>> Begin Extracted material
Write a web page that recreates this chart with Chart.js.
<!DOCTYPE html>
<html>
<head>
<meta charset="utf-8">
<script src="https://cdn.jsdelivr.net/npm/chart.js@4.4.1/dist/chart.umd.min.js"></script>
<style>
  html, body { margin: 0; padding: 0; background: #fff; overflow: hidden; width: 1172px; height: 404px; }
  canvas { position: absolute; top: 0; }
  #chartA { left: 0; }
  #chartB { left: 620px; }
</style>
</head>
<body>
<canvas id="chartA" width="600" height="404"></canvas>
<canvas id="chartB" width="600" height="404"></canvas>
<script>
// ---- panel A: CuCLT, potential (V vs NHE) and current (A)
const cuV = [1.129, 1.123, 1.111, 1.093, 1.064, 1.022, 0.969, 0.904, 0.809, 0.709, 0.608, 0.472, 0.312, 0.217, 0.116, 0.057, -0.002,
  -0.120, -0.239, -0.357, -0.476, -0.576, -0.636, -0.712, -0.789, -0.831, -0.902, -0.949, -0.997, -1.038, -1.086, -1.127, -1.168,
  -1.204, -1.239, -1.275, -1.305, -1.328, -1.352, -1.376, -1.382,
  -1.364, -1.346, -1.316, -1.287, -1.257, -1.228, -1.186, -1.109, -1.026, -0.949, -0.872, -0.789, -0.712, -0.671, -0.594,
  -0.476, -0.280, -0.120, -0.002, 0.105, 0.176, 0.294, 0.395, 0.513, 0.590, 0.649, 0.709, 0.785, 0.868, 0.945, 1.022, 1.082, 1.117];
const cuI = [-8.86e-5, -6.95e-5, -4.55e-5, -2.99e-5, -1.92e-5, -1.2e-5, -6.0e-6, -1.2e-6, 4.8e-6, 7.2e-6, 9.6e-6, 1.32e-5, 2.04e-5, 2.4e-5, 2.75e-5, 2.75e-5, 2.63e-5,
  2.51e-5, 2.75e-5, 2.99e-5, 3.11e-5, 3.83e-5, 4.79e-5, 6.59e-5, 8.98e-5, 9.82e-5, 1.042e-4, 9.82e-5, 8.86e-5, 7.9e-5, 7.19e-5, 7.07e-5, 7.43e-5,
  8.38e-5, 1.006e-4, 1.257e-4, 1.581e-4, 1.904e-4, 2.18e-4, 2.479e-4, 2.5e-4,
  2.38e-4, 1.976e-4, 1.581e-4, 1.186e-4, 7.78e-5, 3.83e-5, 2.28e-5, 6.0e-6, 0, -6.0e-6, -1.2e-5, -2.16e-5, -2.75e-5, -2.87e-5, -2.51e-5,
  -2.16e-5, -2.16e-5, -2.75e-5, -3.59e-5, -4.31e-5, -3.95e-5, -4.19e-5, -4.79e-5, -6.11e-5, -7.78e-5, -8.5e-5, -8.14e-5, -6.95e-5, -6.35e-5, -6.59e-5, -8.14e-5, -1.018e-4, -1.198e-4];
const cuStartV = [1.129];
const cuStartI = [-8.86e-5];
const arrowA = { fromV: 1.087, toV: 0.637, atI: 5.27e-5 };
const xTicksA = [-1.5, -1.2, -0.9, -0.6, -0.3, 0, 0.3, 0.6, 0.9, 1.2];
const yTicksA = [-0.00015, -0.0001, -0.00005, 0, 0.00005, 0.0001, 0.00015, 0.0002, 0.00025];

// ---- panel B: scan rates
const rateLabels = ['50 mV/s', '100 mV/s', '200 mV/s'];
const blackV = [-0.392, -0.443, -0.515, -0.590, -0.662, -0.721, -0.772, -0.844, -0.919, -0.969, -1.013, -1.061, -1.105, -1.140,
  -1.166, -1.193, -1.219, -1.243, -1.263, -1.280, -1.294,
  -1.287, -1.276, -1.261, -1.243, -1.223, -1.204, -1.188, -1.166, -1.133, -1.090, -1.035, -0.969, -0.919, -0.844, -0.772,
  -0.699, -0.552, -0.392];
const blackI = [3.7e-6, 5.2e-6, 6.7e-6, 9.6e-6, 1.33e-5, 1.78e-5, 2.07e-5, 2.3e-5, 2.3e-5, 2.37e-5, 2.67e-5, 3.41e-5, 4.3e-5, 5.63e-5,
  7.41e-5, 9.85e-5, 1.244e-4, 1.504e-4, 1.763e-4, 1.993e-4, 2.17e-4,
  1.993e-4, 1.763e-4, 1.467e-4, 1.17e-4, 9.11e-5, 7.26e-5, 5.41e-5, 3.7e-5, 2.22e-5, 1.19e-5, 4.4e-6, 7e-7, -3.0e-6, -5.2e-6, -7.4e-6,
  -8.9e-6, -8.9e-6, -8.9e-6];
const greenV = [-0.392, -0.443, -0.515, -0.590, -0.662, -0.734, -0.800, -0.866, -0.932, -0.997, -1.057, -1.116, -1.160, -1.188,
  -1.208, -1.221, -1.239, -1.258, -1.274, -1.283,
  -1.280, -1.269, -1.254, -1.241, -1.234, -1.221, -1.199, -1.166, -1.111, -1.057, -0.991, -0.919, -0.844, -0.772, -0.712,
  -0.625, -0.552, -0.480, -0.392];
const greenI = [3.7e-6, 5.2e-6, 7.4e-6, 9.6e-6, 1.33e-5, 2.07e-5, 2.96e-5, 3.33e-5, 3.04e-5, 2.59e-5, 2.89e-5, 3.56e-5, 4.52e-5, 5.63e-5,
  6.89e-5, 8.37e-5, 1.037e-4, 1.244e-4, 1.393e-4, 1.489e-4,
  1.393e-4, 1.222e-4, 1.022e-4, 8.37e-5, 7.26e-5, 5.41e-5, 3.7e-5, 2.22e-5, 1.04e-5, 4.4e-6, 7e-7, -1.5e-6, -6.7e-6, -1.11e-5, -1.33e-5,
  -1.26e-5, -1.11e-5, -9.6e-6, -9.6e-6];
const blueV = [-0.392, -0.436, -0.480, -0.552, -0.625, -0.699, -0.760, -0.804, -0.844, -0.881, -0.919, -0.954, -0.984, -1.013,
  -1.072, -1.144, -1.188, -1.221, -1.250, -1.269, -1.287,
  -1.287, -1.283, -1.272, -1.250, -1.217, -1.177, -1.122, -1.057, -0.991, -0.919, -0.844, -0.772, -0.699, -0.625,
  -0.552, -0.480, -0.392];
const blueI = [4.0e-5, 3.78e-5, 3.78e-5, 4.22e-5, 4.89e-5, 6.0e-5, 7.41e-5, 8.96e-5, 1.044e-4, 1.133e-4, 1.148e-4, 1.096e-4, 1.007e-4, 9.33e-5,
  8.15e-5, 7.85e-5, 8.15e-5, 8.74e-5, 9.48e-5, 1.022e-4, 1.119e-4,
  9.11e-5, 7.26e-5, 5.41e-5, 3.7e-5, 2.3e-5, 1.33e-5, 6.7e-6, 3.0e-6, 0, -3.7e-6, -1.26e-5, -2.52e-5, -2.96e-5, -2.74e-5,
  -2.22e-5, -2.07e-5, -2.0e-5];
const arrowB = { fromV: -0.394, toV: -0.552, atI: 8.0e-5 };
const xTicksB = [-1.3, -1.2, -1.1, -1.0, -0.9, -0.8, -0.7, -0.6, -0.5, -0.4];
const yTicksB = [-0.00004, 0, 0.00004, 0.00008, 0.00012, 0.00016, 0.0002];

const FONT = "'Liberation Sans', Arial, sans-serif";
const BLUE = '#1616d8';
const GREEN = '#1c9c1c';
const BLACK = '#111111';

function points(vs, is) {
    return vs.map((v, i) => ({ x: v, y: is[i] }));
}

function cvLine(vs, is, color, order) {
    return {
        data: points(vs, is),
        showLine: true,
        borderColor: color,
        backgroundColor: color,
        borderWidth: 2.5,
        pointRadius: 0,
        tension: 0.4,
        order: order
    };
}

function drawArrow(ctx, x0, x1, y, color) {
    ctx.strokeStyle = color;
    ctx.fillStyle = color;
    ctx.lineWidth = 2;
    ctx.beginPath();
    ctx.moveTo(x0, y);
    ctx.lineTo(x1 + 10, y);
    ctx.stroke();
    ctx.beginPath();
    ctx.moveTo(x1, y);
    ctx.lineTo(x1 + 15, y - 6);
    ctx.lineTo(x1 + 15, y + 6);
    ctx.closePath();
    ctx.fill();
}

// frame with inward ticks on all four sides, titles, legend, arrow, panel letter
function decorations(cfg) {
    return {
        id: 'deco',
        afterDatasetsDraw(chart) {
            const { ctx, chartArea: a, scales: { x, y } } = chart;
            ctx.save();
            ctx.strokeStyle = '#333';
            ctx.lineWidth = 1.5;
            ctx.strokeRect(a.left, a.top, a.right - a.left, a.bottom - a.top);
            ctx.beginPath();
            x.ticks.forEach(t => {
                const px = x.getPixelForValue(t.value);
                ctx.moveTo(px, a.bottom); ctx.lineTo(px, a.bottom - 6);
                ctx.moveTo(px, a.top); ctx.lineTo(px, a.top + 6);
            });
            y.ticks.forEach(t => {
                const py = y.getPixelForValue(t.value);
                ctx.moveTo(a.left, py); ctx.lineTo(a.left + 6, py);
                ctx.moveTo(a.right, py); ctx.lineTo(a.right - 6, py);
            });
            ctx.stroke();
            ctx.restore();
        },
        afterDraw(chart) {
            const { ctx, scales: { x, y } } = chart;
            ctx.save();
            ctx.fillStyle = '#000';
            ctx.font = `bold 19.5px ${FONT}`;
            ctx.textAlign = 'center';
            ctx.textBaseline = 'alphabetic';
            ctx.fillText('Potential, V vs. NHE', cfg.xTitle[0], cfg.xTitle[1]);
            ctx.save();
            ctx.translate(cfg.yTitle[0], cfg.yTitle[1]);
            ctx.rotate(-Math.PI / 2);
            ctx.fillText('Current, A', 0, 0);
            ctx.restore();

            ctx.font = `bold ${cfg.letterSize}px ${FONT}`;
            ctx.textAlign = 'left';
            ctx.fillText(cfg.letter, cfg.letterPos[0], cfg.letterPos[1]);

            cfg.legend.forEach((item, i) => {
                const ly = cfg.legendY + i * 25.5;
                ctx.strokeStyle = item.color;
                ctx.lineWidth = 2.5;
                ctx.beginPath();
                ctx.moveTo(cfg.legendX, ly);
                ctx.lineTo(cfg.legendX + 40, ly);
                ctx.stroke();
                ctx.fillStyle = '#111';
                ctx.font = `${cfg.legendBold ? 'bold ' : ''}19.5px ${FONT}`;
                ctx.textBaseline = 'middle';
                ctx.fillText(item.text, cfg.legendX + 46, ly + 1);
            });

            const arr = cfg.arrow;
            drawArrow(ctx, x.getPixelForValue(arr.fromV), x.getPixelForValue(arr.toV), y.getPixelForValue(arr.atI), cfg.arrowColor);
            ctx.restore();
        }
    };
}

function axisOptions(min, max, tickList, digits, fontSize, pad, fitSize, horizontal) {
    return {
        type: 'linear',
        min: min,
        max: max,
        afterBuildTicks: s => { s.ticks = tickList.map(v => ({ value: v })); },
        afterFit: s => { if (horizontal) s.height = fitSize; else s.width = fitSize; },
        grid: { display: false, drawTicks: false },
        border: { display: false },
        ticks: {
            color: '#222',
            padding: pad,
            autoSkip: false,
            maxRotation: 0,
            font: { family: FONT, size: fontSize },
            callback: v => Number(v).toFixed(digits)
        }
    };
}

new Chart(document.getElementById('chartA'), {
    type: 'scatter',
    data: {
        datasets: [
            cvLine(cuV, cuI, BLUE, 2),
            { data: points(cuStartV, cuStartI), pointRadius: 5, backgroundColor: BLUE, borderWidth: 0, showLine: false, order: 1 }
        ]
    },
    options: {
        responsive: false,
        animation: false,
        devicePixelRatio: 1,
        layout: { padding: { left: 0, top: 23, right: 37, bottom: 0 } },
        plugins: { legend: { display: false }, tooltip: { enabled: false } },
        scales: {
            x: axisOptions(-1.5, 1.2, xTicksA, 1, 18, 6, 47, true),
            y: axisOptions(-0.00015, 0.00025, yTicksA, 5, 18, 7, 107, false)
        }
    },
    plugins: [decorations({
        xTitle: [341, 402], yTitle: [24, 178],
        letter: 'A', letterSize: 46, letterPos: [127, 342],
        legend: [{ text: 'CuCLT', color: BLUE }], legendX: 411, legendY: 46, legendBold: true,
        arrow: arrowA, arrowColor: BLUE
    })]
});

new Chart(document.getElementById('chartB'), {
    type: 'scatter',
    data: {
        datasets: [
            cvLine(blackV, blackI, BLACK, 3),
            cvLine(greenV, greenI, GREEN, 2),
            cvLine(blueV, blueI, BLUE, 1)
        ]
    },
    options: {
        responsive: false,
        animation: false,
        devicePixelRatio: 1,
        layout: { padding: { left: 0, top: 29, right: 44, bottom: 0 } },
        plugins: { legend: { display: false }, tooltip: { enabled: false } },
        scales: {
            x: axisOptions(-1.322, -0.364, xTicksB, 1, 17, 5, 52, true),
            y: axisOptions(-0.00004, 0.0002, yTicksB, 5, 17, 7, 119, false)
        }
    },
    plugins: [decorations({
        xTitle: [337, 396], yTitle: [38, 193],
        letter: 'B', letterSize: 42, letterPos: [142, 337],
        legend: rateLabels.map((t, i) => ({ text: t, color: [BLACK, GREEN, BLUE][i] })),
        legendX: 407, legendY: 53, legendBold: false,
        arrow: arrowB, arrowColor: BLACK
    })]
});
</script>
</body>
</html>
>> End Extracted material
>> Begin Extracted material
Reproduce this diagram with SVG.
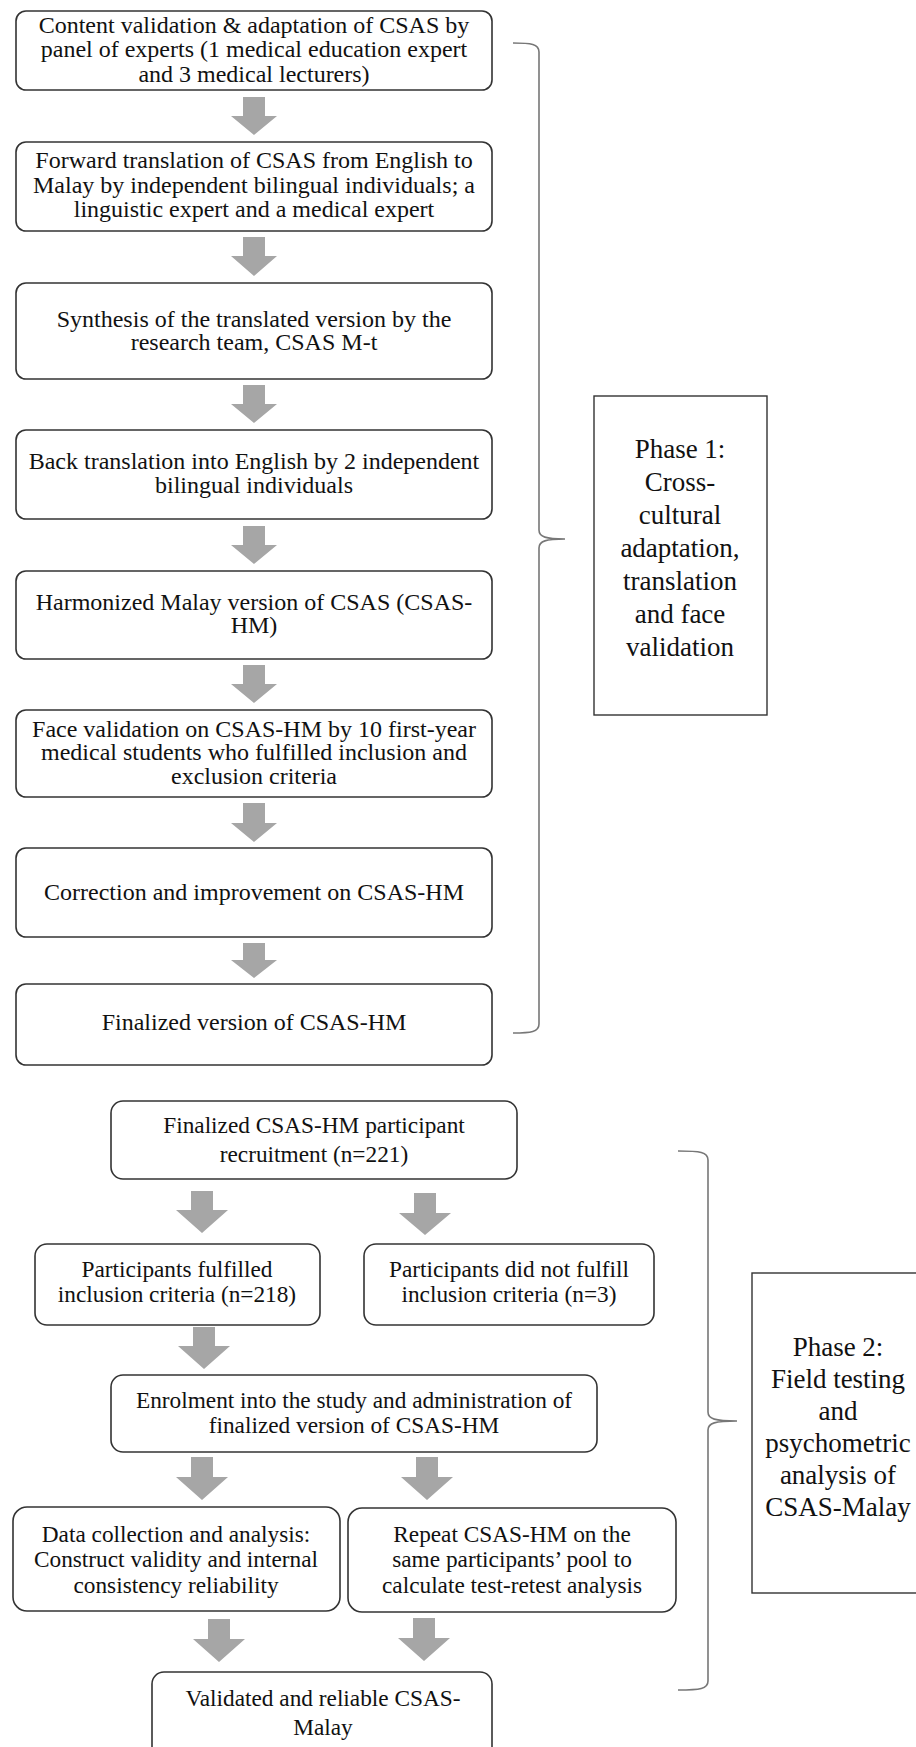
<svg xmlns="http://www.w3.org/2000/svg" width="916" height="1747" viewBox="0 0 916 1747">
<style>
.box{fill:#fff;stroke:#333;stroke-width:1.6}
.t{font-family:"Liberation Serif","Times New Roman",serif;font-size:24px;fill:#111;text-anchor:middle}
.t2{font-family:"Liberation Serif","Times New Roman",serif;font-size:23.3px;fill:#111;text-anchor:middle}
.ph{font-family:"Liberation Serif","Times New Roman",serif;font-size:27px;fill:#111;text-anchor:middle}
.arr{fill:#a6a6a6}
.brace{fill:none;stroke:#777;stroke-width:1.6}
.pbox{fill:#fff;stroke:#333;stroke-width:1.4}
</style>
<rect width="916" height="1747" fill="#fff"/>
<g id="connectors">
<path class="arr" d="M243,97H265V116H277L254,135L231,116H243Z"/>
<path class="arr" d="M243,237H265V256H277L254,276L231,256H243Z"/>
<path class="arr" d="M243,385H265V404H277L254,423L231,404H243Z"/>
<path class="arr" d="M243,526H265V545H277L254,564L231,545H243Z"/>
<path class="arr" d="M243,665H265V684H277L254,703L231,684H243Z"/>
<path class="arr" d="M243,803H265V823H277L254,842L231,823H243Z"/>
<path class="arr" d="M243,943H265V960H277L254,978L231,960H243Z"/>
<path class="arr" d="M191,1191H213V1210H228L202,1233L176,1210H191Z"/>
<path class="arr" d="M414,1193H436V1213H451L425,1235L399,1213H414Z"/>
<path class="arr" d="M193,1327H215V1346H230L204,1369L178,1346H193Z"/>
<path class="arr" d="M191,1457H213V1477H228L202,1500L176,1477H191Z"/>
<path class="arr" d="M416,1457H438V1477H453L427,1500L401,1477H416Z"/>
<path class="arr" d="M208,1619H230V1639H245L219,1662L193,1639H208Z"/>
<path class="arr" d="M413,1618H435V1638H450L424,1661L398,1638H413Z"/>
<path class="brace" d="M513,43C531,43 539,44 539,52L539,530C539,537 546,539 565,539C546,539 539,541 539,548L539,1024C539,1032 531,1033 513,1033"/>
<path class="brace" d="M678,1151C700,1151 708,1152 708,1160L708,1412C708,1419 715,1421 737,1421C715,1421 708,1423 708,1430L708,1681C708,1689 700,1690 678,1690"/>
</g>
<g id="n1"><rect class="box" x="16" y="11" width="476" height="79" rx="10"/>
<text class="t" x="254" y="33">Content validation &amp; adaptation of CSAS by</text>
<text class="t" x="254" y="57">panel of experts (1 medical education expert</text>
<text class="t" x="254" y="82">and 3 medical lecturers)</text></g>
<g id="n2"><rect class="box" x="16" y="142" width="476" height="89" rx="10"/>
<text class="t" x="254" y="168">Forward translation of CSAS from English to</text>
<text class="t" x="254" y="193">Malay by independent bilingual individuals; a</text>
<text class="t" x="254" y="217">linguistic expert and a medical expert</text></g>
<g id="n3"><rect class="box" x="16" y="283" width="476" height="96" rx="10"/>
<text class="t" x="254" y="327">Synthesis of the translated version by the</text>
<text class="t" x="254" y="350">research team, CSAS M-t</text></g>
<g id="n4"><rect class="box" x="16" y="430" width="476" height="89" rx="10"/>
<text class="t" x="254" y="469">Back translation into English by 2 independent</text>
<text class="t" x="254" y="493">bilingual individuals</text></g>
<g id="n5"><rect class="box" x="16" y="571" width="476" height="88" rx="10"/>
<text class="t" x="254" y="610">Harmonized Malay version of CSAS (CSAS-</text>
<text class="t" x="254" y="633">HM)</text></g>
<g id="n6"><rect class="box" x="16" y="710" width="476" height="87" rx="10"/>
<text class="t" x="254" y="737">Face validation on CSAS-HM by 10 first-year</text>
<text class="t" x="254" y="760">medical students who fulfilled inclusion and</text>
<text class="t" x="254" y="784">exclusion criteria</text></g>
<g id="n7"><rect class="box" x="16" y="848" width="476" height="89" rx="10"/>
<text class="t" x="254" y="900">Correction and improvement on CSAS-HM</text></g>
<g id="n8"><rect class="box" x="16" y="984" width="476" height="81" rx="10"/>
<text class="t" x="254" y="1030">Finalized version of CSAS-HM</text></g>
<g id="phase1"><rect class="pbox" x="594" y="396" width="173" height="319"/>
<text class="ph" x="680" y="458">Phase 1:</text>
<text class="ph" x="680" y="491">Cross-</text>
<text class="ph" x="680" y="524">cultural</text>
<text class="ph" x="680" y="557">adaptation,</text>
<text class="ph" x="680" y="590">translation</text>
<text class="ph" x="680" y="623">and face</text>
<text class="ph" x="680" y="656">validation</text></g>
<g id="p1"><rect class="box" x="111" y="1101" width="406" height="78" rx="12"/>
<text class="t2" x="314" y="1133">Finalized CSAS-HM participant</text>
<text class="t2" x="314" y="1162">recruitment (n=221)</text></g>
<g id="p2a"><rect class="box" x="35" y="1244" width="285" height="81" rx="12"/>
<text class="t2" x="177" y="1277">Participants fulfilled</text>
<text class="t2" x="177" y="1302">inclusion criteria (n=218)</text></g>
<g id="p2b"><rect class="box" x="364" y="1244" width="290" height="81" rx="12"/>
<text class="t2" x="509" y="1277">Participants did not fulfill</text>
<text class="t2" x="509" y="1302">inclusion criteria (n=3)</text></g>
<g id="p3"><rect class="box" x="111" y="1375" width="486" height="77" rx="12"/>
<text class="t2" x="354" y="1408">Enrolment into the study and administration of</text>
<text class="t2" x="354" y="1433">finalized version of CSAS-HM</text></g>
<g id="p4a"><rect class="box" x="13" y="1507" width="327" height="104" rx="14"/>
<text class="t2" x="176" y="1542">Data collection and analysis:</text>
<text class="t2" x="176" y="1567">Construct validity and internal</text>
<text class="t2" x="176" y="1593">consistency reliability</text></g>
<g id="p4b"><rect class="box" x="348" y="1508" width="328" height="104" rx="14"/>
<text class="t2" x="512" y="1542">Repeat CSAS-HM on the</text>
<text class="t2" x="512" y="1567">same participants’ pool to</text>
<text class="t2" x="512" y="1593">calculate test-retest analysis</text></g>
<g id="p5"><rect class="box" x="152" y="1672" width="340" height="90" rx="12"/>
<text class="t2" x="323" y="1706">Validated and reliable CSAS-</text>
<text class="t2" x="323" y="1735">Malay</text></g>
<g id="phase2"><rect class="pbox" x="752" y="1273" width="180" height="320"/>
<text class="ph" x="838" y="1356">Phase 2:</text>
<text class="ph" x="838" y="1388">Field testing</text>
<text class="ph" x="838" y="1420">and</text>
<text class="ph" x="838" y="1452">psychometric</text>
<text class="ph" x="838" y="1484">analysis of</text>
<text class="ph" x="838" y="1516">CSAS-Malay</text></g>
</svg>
>> End Extracted material
>> Begin Extracted material
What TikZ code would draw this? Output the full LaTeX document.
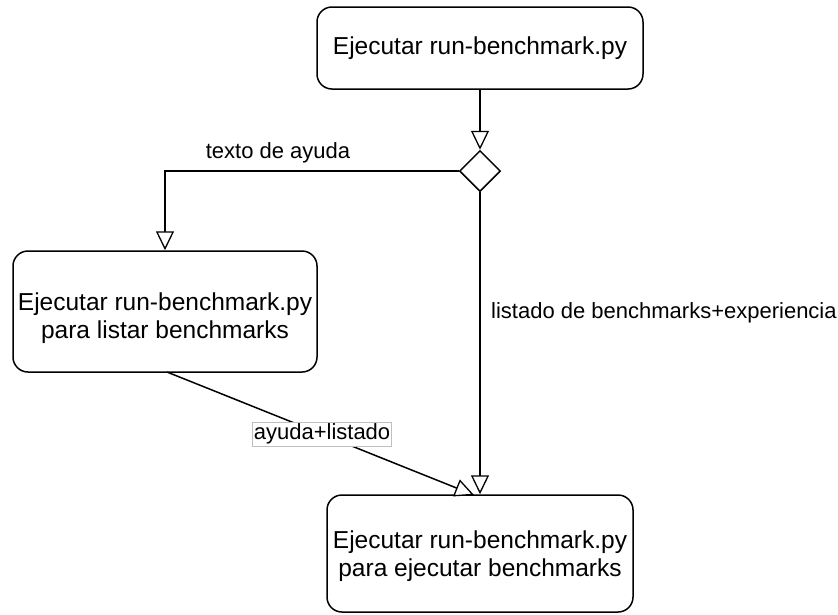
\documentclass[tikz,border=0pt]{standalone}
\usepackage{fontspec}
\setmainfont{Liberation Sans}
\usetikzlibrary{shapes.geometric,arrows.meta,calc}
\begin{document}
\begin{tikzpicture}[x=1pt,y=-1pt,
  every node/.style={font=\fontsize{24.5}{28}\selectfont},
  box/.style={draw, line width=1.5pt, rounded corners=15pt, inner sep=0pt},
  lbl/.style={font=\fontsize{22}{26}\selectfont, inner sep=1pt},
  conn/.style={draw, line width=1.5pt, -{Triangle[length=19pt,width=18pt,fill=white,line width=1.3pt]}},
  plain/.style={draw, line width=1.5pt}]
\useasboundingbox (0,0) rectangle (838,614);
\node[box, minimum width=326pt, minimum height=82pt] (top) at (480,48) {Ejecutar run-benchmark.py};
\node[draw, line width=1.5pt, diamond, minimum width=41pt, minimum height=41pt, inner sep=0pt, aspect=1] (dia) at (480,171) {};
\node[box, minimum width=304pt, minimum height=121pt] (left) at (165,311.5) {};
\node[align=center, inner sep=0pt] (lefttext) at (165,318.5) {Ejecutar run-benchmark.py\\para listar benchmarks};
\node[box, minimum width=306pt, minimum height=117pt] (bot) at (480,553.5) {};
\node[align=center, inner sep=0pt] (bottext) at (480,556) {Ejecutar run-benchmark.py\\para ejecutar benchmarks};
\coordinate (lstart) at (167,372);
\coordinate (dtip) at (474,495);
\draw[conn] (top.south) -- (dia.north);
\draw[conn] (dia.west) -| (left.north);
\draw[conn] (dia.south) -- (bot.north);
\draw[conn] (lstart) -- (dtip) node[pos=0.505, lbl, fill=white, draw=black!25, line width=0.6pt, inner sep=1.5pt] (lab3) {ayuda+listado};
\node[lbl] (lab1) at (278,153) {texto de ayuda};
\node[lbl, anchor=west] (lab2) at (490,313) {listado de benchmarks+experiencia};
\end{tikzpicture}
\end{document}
>> End Extracted material
# [Task to complete]
Identify all lines where the word "with" shows up. Copy them.

# [The result]
Write a web page that recreates this chart with Chart.js.
// frame with inward ticks on all four sides, titles, legend, arrow, panel letter
Reproduce this diagram with SVG.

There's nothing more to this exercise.